_Given instruction_: In the entries that follow, how many lines hold the string "this"? Give only that number.

_Record set_:
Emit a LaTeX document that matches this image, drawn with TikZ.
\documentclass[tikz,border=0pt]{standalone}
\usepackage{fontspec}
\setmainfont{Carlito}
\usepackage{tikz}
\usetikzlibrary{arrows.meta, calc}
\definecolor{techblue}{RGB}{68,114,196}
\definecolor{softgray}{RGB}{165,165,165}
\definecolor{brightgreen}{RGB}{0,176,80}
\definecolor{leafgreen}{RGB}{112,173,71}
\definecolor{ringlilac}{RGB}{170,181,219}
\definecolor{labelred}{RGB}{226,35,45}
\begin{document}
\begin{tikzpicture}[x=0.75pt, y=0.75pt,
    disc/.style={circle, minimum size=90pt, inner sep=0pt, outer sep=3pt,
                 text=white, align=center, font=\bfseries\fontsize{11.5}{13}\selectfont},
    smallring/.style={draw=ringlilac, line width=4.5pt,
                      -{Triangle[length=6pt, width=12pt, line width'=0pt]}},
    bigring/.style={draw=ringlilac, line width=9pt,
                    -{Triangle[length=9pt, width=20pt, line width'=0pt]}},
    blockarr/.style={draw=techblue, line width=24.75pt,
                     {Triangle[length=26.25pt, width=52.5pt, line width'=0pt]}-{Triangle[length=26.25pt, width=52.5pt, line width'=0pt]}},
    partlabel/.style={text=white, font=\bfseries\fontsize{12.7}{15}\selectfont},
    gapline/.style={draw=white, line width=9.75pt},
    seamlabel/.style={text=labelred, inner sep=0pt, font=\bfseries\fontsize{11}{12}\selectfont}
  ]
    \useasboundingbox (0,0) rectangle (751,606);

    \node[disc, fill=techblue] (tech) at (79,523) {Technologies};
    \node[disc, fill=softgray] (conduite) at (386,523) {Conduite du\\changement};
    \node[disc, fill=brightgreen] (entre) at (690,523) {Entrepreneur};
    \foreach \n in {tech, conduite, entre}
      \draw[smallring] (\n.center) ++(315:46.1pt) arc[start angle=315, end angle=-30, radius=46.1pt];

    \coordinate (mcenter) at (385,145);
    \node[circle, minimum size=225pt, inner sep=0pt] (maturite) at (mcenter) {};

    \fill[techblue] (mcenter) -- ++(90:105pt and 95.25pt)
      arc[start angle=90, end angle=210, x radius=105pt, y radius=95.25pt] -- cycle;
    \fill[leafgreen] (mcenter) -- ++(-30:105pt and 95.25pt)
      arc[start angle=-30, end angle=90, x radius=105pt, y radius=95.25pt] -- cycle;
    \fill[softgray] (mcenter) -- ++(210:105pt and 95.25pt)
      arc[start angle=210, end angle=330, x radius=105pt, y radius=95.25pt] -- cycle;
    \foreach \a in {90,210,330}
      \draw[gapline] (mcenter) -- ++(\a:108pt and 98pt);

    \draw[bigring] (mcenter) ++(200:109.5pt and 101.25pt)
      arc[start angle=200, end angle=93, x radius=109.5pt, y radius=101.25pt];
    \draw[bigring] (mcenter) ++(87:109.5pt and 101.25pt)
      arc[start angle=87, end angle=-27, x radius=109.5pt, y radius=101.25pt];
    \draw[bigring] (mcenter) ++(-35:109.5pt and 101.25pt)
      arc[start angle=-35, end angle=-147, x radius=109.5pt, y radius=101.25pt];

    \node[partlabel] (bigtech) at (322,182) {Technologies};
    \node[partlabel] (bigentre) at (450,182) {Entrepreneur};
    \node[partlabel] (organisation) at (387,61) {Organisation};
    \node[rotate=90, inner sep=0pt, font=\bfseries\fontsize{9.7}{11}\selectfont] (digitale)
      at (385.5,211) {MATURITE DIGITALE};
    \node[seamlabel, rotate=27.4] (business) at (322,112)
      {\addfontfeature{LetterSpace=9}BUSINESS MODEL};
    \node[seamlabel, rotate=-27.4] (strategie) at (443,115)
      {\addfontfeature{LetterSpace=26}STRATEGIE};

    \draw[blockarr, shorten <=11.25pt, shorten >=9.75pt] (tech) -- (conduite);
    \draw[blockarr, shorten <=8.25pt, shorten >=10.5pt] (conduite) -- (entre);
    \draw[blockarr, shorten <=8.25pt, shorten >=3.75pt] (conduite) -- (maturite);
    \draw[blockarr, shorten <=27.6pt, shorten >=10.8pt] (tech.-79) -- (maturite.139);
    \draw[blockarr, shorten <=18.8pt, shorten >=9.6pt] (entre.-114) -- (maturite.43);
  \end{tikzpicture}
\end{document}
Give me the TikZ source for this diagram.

_Task solution_: 2